Competition in the African-American & Urban Fiction Book Industry

Updated: Nov 24, 2019

Okay… I’m going to keep this particular blog post short and sweet today because this particular topic tends to get associated with a lot of negativity and that’s not what I’m about at all.

Competition in this book industry, that I happen to be a big part of, wasn’t something that I really used to think about until last year. Take into consideration that I’ve been writing under Royalty Publishing House for 3 years. (Yes, that’s my job! I write novels for an American publishing house.) It will be 4 years in April that I first signed with Royalty.

When I originally started, my main focus (still my focus till this day in fact) was just publishing books and securing the bag while I did it.

The charts weren’t something that really got to me, not even when I first hit number one with my book. I was still just focused with trying to earn more and get more readers. When I first got signed I didn’t even know about the charts, my publisher was the one that directed me to them and fully educated me about how they work.


Last year though really opened my eyes to just how competitive this industry can get it. Now don’t get me wrong, it’s always been competitive but because there are so much more writers in this industry, the competition is even more than it used to be. And with more competition, unfortunately, comes more negativity.
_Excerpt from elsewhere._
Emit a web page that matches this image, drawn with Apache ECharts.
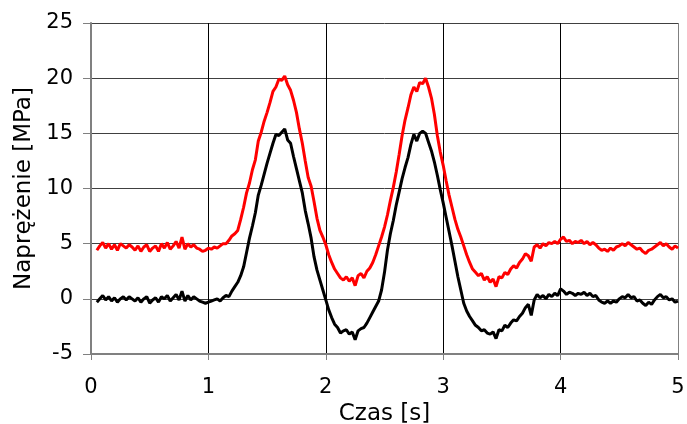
<!DOCTYPE html>
<html>
<head>
<meta charset="utf-8">
<script src="https://cdn.jsdelivr.net/npm/echarts@6/dist/echarts.min.js"></script>
<style>
  html, body { margin: 0; padding: 0; background: #fff; }
  #chart { width: 687px; height: 424px; }
</style>
</head>
<body>
<div id="chart"></div>
<script>
// sampling of the recording: first sample at 0.05 s, one every 0.025 s
const startTime = 0.05;
const sampleStep = 0.025;

const xTicks = [0, 1, 2, 3, 4, 5];
const yTicks = [-5, 0, 5, 10, 15, 20, 25];

// black trace [MPa]
const blackValues = [
    -0.3, 0.0, 0.3, -0.1, 0.2, -0.2, 0.1, -0.3, 0.0, 0.2,
    -0.1, 0.2, 0.0, -0.2, 0.1, -0.3, 0.0, 0.2, -0.4, -0.1,
    0.1, -0.3, 0.2, 0.0, 0.3, -0.2, 0.1, 0.4, -0.1, 0.7,
    -0.2, 0.3, -0.1, 0.2, 0.0, -0.2, -0.3, -0.4, -0.3, -0.2,
    -0.1, 0.0, -0.2, 0.1, 0.3, 0.2, 0.7, 1.1, 1.5, 2.1,
    2.9, 4.2, 5.5, 6.6, 7.8, 9.4, 10.3, 11.3, 12.3, 13.2,
    14.1, 14.9, 14.8, 15.1, 15.4, 14.4, 14.1, 12.9, 11.8, 10.7,
    9.6, 8.0, 6.8, 5.5, 3.8, 2.6, 1.7, 0.8, -0.1, -1.0,
    -1.7, -2.3, -2.6, -3.1, -2.9, -2.8, -3.2, -3.0, -3.7, -2.9,
    -2.7, -2.6, -2.2, -1.7, -1.2, -0.7, -0.2, 0.8, 2.4, 4.4,
    5.9, 7.1, 8.5, 9.7, 10.9, 11.9, 12.8, 14.0, 14.9, 14.3,
    15.0, 15.2, 15.0, 14.2, 13.4, 12.4, 11.2, 9.9, 8.7, 7.4,
    6.1, 4.8, 3.4, 2.0, 0.8, -0.4, -1.1, -1.6, -2.0, -2.4,
    -2.6, -2.9, -2.8, -3.1, -3.2, -3.0, -3.6, -2.8, -2.9, -2.4,
    -2.6, -2.2, -1.9, -2.0, -1.6, -1.3, -0.8, -0.5, -1.5, -0.1,
    0.4, 0.1, 0.3, 0.0, 0.4, 0.2, 0.5, 0.3, 0.9, 0.7,
    0.4, 0.6, 0.5, 0.3, 0.5, 0.4, 0.6, 0.3, 0.5, 0.2,
    0.3, -0.1, -0.3, -0.4, -0.2, -0.4, -0.2, -0.3, 0.0, 0.2,
    0.1, 0.4, 0.1, 0.2, -0.2, -0.1, -0.4, -0.6, -0.3, -0.5,
    -0.1, 0.2, 0.4, 0.1, 0.2, -0.1, 0.0, -0.3, -0.2
];

// red trace [MPa]
const redValues = [
    4.4, 4.8, 5.1, 4.6, 5.0, 4.5, 4.9, 4.4, 5.0, 4.8,
    4.6, 4.9, 4.7, 4.4, 4.8, 4.3, 4.7, 4.9, 4.3, 4.6,
    4.8, 4.3, 5.0, 4.6, 5.1, 4.5, 4.8, 5.2, 4.6, 5.6,
    4.5, 5.0, 4.7, 4.9, 4.6, 4.5, 4.3, 4.4, 4.6, 4.5,
    4.7, 4.6, 4.8, 5.0, 5.0, 5.3, 5.7, 5.9, 6.2, 7.2,
    8.3, 9.6, 10.5, 11.7, 12.6, 14.3, 15.1, 16.1, 16.9, 17.8,
    18.8, 19.2, 19.9, 19.8, 20.2, 19.4, 18.9, 18.0, 16.9, 15.4,
    14.1, 12.5, 11.0, 10.2, 8.8, 7.3, 6.2, 5.6, 4.9, 4.0,
    3.3, 2.7, 2.3, 1.9, 1.7, 2.0, 1.6, 1.9, 1.2, 2.1,
    2.3, 1.9, 2.5, 2.8, 3.3, 4.0, 4.8, 5.6, 6.5, 7.6,
    8.9, 10.1, 11.5, 13.1, 14.8, 16.2, 17.3, 18.5, 19.2, 18.8,
    19.6, 19.5, 20.0, 19.2, 18.2, 16.7, 14.8, 13.3, 12.1, 10.7,
    9.4, 8.3, 7.2, 6.3, 5.6, 4.8, 4.0, 3.3, 2.7, 2.4,
    2.1, 2.3, 1.7, 2.0, 1.5, 1.8, 1.1, 2.0, 1.9, 2.4,
    2.2, 2.7, 3.0, 2.8, 3.3, 3.6, 4.1, 3.9, 3.4, 4.7,
    4.9, 4.6, 5.0, 4.8, 5.1, 5.0, 5.2, 5.0, 5.4, 5.6,
    5.2, 5.3, 5.0, 5.2, 5.1, 5.3, 5.0, 5.2, 4.9, 5.1,
    4.9, 4.6, 4.4, 4.5, 4.3, 4.6, 4.4, 4.7, 4.8, 5.0,
    4.8, 5.1, 4.9, 4.7, 4.5, 4.6, 4.3, 4.1, 4.4, 4.5,
    4.7, 4.9, 5.1, 4.8, 5.0, 4.7, 4.5, 4.8, 4.6
];

function toPoints(values) {
    return values.map((v, i) => [+(startTime + i * sampleStep).toFixed(3), v]);
}

const font = 'DejaVu Sans';
const chart = echarts.init(document.getElementById('chart'), null, { renderer: 'canvas' });

chart.setOption({
    animation: false,
    backgroundColor: '#fff',
    grid: { left: 91, right: 9, top: 23, bottom: 70, outerBoundsMode: 'none' },
    xAxis: {
        type: 'value',
        min: xTicks[0],
        max: xTicks[xTicks.length - 1],
        interval: 1,
        name: 'Czas [s]',
        nameLocation: 'middle',
        nameGap: 44,
        nameTextStyle: { fontFamily: font, fontSize: 23, color: '#000' },
        axisLine: { show: true, onZero: false, lineStyle: { color: '#808080', width: 2 } },
        axisTick: { show: true, inside: false, length: 6, lineStyle: { color: '#808080', width: 1 } },
        axisLabel: { fontFamily: font, fontSize: 21, color: '#000', margin: 23 },
        splitLine: {
            show: true,
            lineStyle: { color: ['#808080', '#000', '#000', '#000', '#000', '#808080'], width: 1 }
        }
    },
    yAxis: {
        type: 'value',
        min: yTicks[0],
        max: yTicks[yTicks.length - 1],
        interval: 5,
        name: 'Naprężenie [MPa]',
        nameLocation: 'middle',
        nameGap: 54,
        nameTextStyle: { fontFamily: font, fontSize: 23, color: '#000' },
        axisLine: { show: true, onZero: false, lineStyle: { color: '#808080', width: 2 } },
        axisTick: { show: true, inside: false, length: 8, lineStyle: { color: '#808080', width: 1 } },
        axisLabel: { fontFamily: font, fontSize: 21, color: '#000', margin: 18 },
        splitLine: { show: true, lineStyle: { color: '#404040', width: 1 } }
    },
    series: [
        {
            name: 'red',
            type: 'line',
            data: toPoints(redValues),
            showSymbol: false,
            lineStyle: { color: '#ff0000', width: 3 },
            itemStyle: { color: '#ff0000' }
        },
        {
            name: 'black',
            type: 'line',
            data: toPoints(blackValues),
            showSymbol: false,
            lineStyle: { color: '#000000', width: 3 },
            itemStyle: { color: '#000000' }
        }
    ]
});
</script>
</body>
</html>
The way I handle competition in the industry I write in?

I don’t.


I focus on myself and stay in my own lane. No matter how many number ones I get from this day forward (or don’t get), I’ll always remain humble. I’ll always remain true to me, myself and I. You’ll never see me forming cliques and trying to appear superior to every other writer in the game. You’ll never see me beefing other authors on Facebook, cursing them out because that’s just not me. If I have an issue with you, I’ll make it known in our private messages. It’s not something the whole entire world needs to see. Focusing on myself means I can focus on my craft, my brand and my readers – because that’s all that truly matters to me in this industry.

Lala Milan made a really valid point at a BET discussion panel that I’d like to end off with here:

“When we can all come together as a collective you automatically have magic. Because you can teach me something that I don’t know and I can teach you something that you don’t know, but you so busy afraid that I’ll take the spot when there’s so much space… That you’re trying to withhold your knowledge from me, but guess what? I’m going to learn it, with or without you because I’m that hungry and if you’re as hungry as me and you’ll stop trying to starve everybody around you, we can all eat.”